When you marry the wrong person, you can set a chain of events in motion that have devastating consequences. Those consequences can and usual do spill over into the lives of other people - in particular people of whom you have control over - family, friends, acquaintances, subordinates, etc.
In 1 Kings 22, we witness the accounting of Ahab's fall in battle. While seated in his chariot, Ahab was struck by an arrow at random. His blood ran out onto the chariot floor. At a pool in Samaria where the harlots bathed, someone washed his chariot and the dogs licked up his blood. Although Ahab received a proper burial in Samaria, I believe the fact that his life blood was washed in the waters of the harlots and licked up by dogs represents his legacy.
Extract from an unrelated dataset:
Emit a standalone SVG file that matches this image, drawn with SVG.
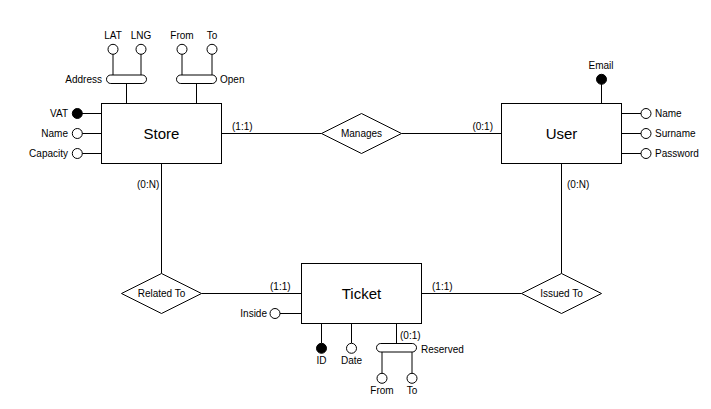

Ahab knew and witnessed firsthand the power of God and the powerlessness of the god he commanded his people to serve, Baal. Yet when his wife Jezebel angrily refused to accept what Ahab had seen with his own eyes as the way to go, Ahab allowed what Jezebel wanted to rule the day. Jezebel was buried deep in her hatred for the one true God and ultimately Ahab allowed her hatred to be the controlling influence over his life and how he ruled.
Not one of Ahab's sons or anyone in his family or his friends, acquaintances or anyone else associated with Baal in the kingdom survived with nearly every one of these individuals dying a violent bloody and merciless death. Ahab's legacy speaks for itself in this respect.